If you search with my name in Google and Facebook you will find me mostly as a platform maker but now, I have started my journey as a solo professional. The stark difference is shocking to me and I guess that if you were you in my shoe, you would have got shocked too. I am going to describe about the transformational journey in this post.
You see in 2014, I became the founder president of e-Commerce
Association of Bangladesh (e-CAB). It
was totally an offline type of organization but it needed support from online
people for its existence. I noticed that most people who are interested about e-commerce
were spending all of their time mostly in Facebook. So, we had a Facebook group
for the association and I started spending many hours there every day. It
became more than an addiction for me but my efforts brought very good results
for the association.
After three years of trying, around 150 thousand people joined
the group. The association become immensely popular and it was a massive hit.
We were supposed to spread ecommerce business in Bangladesh and it happened
within a very short time.
After that I was instrumental behind the rise of my own
Facebook group called Search English. It has now more than 3.3 million members.
I also witnessed similar success with two more Facebook groups and a limited
success with another several Facebook groups. Thus I became a successful platform maker in
Facebook and Facebook itself officially recognized my efforts as a community
leader in 2018 under the Facebook community leadership program (FCLP).

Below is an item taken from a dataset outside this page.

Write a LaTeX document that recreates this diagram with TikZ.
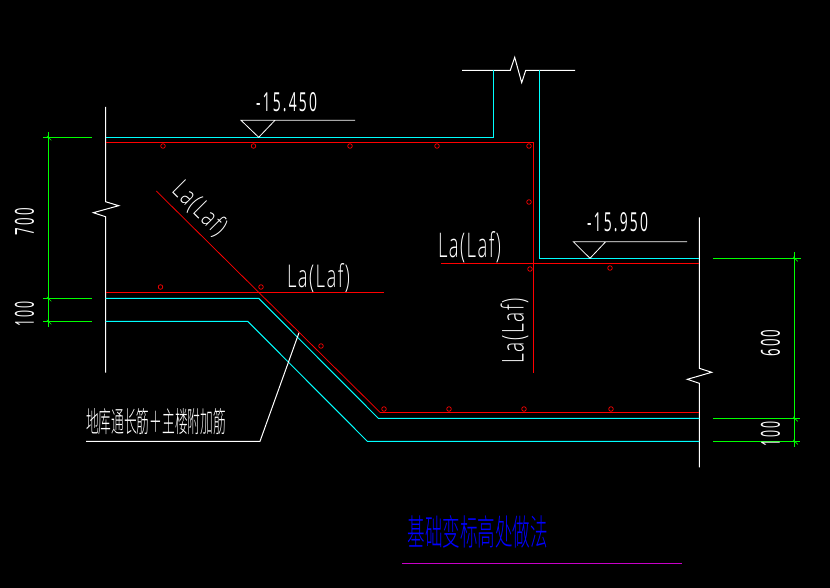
\documentclass[tikz,border=0pt]{standalone}
\usepackage{graphicx}
\usepackage{fontspec}
\setmainfont{Liberation Sans}
\newfontfamily\cjkthin{Noto Sans CJK SC Light}
\newfontfamily\cadfont[LetterSpace=8]{Open Sans Light}
\newfontfamily\digitfont[LetterSpace=16]{Open Sans}
\newcommand{\fitbox}[3]{\resizebox{#1pt}{#2pt}{#3}}
\definecolor{cadcyan}{RGB}{0,255,255}
\definecolor{cadred}{RGB}{255,0,0}
\definecolor{cadgreen}{RGB}{0,255,0}
\definecolor{cadblue}{RGB}{0,0,255}
\definecolor{cadmagenta}{RGB}{200,0,200}
\tikzset{
  wline/.style={draw=white,line width=1pt},
  cyanline/.style={draw=cadcyan,line width=1pt},
  redbold/.style={draw=cadred,line width=1.4pt},
  redthin/.style={draw=cadred,line width=0.75pt},
  dimline/.style={draw=cadgreen,line width=1pt},
  tickmark/.style={draw=cadgreen,line width=0.7pt},
  dot/.style={draw=cadred,line width=0.7pt,circle,minimum size=4.6pt,inner sep=0pt},
  cadtext/.style={text=white,inner sep=0pt,font=\cadfont},
  digittext/.style={text=white,inner sep=0pt,font=\digitfont},
  cntext/.style={inner sep=0pt,font=\cjkthin}
}
\begin{document}
\begin{tikzpicture}[x=1pt,y=-1pt]
\path[fill=black] (0,0) rectangle (830,588);
\useasboundingbox (0,0) rectangle (830,588);
% walls and break lines
\draw[wline] (105.5,107) -- (105.5,201.7) -- (118.7,205.7) -- (93.3,212.7) -- (105.5,216.7) -- (105.5,372.7);
\draw[wline] (699.3,217.3) -- (699.3,368.3) -- (711.7,372.3) -- (687.3,379.3) -- (699.3,383.3) -- (699.3,467.3);
\draw[wline] (462,70.3) -- (510.3,70.3) -- (514.7,57.3) -- (521.7,82.7) -- (525.7,70.3) -- (575,70.3);
% concrete outline
\draw[cyanline] (105.5,137.3) -- (493.3,137.3) -- (493.3,70.3);
\draw[cyanline] (539.3,70.3) -- (539.3,258.3) -- (699.3,258.3);
\draw[cyanline] (105.5,298.3) -- (258.7,298.3) -- (378.3,418.3) -- (699.3,418.3);
\draw[cyanline] (105.5,321.3) -- (247.7,321.3) -- (367.3,441.3) -- (699.3,441.3);
% rebar
\draw[redbold] (105.5,142.3) -- (533.3,142.3);
\draw[redthin] (533.3,142.3) -- (533.3,373.3);
\draw[redthin] (441,263.3) -- (699.3,263.3);
\draw[redbold] (105.5,292.3) -- (384,292.3);
\draw[redthin] (156.3,191) -- (380,412.3);
\draw[redbold] (380,412.3) -- (699.3,412.3);
\foreach \i/\px/\py in {a/163/146,b/253.5/146,c/350/146,d/437/146,e/529/146,f/529/202,g/530/269,h/610/268,i/160.5/287,j/261/287,k/321/346,l/384/409,m/449/409,n/524/409,o/611/409}
  \node[dot] (dot\i) at (\px,\py) {};
% elevation marks
\draw[wline,line width=0.8pt] (355,120.3) -- (241,120.3) -- (258.7,137.3) -- (275,120.3);
\draw[wline,line width=0.8pt] (687,241.7) -- (573.3,241.7) -- (590,258.3) -- (605.7,241.7);
\node[digittext] (elevA) at (286.5,102.5) {\fitbox{61}{19}{-15.450}};
\node[digittext] (elevB) at (617.5,222.5) {\fitbox{61}{19}{-15.950}};
% anchorage labels
\node[cadtext] (laA) at (318.5,278) {\fitbox{63}{24}{La(Laf)}};
\node[cadtext] (laB) at (469.5,247) {\fitbox{63}{26}{La(Laf)}};
\node[cadtext,rotate=90] (laC) at (514.5,331) {\fitbox{65}{23}{La(Laf)}};
\node[cadtext,rotate=-45] (laD) at (199.5,209) {\fitbox{65}{20}{La(Laf)}};
% leader
\coordinate (leadEnd) at (299,332.7);
\node[cntext,text=white] (note) at (156,422) {\fitbox{140}{24}{地库通长筋＋主楼附加筋}};
\draw[wline] (86,441.3) -- (260,441.3) -- (leadEnd);
% title
\node[cntext,text=cadblue] (title) at (477.5,532) {\fitbox{140}{30}{基础变标高处做法}};
\draw[draw=cadmagenta,line width=0.8pt] (402,563.3) -- (682,563.3);
% dimensions
\draw[dimline] (48.3,132.3) -- (48.3,326.7);
\draw[dimline] (43.3,137.3) -- (91.7,137.3);
\draw[dimline] (43.3,298.3) -- (91.7,298.3);
\draw[dimline] (43.3,321.3) -- (91.7,321.3);
\draw[dimline] (794.7,252.3) -- (794.7,446.7);
\draw[dimline] (713,258.3) -- (801,258.3);
\draw[dimline] (713,418.3) -- (800,418.3);
\draw[dimline] (713,441.3) -- (800,441.3);
\foreach \px/\py in {48.3/137.3,48.3/298.3,48.3/321.3,794.7/258.3,794.7/418.3,794.7/441.3}
  \draw[tickmark] (\px-1.5,\py-1.5) -- (\px+3,\py+3);
\node[digittext,rotate=90] (dimA) at (24.5,221.5) {\fitbox{27}{19}{700}};
\node[digittext,rotate=90] (dimB) at (24.5,314) {\fitbox{25}{19}{100}};
\node[digittext,rotate=90] (dimC) at (770.5,343) {\fitbox{27}{19}{600}};
\node[digittext,rotate=90] (dimD) at (770.5,434) {\fitbox{25}{19}{100}};
\end{tikzpicture}
\end{document}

I was
included in a list of 115 community leaders from across the globe under this
program.
For around one year, I wanted to Stop being a platform maker
or a community leader. I wanted to become a solo professional or in other
words, I want to work alone and become successful in whatever I do. At first,
it became very difficult for me to think of trying for myself. It may sound
very simple idea in which I will take care of myself and try for my success but
in reality, I struggled a lot because I had lost the habit of taking care of
myself for trying for myself for at least 10 years.
I have been struggling for the last few months for doing
very simple task such as every day I should write 1000 words and then try to
promote it and communicate with others in this field. It is not that I am a novice
or a newbie since I have more than 25 years of experience in my professional
life. I always wanted to be a writer and I enjoyed writing more than any other
activity in life. Still, I could not write even just 200 words most of the
days.
I really had to push myself a lot and after many days of
trying, now, at last I have reached to the point that I can write one on 1000
words every day. As I have stated already that I want to become a solo
professional and I want to totally try for my career now instead of leading
thousands if not hundreds of thousands of people for a common goal or an
impossible dream.
Now I want to work day and night to achieve success for
myself. I realized that I lost the motivation to try for myself. If I had to
again try for a community, then, I would be able to work day and night because
I have got the scale experience and habit for that. Now , I almost have been
become successful in transforming myself for my own success instead of
dedicating my life for others.
At first, I felt that I was becoming a selfish person who
cares only for himself and it was the major obstacle for my transformation. I
had to convince myself about it for many days and in fact after trying for
several months, Now, I feel fine with this idea of trying for myself.
You see the change in mindset was the biggest challenge
because when I tried to do something I faced opposition from my own heart not
from others. Most people do not bother about me. Instead, They are busy with their
own life. So, After I convinced myself that I am not a selfish person- I could
start writing and after trying for several weeks at last now I can type 1000
words.
I know my writing is not yet up to the mark and I am mostly
writing about personal opinion. However I am very happy because I am trying for
myself. I know that there are at least 10 million people who face the same
problem like me. They dedicate many years of their lives for the society and
then suffer a lot. They find it difficult to come back to their own career and
try for their own success.
Now sometimes I feel that I should write up for them so that
it can help them to deal with the adjusting reality. Someday, I really wish to
do it and I want to speak to them. In this age thanks to YouTube, I don’t even
need to be present in any event to talk to them As Youtube will help me to
reach my voice to many of them who are struggling in life being a platform
maker or a community leader.
I really feel very happy to be able to write this post
because I could write really from my heart. I just wish that some people who
are struggling like me I am going through this period of Transformation could
write this post and get some mental strength. I will try to write such posts
from now as it will help me to get mental strength and it will also support
some people who are really in my shoes.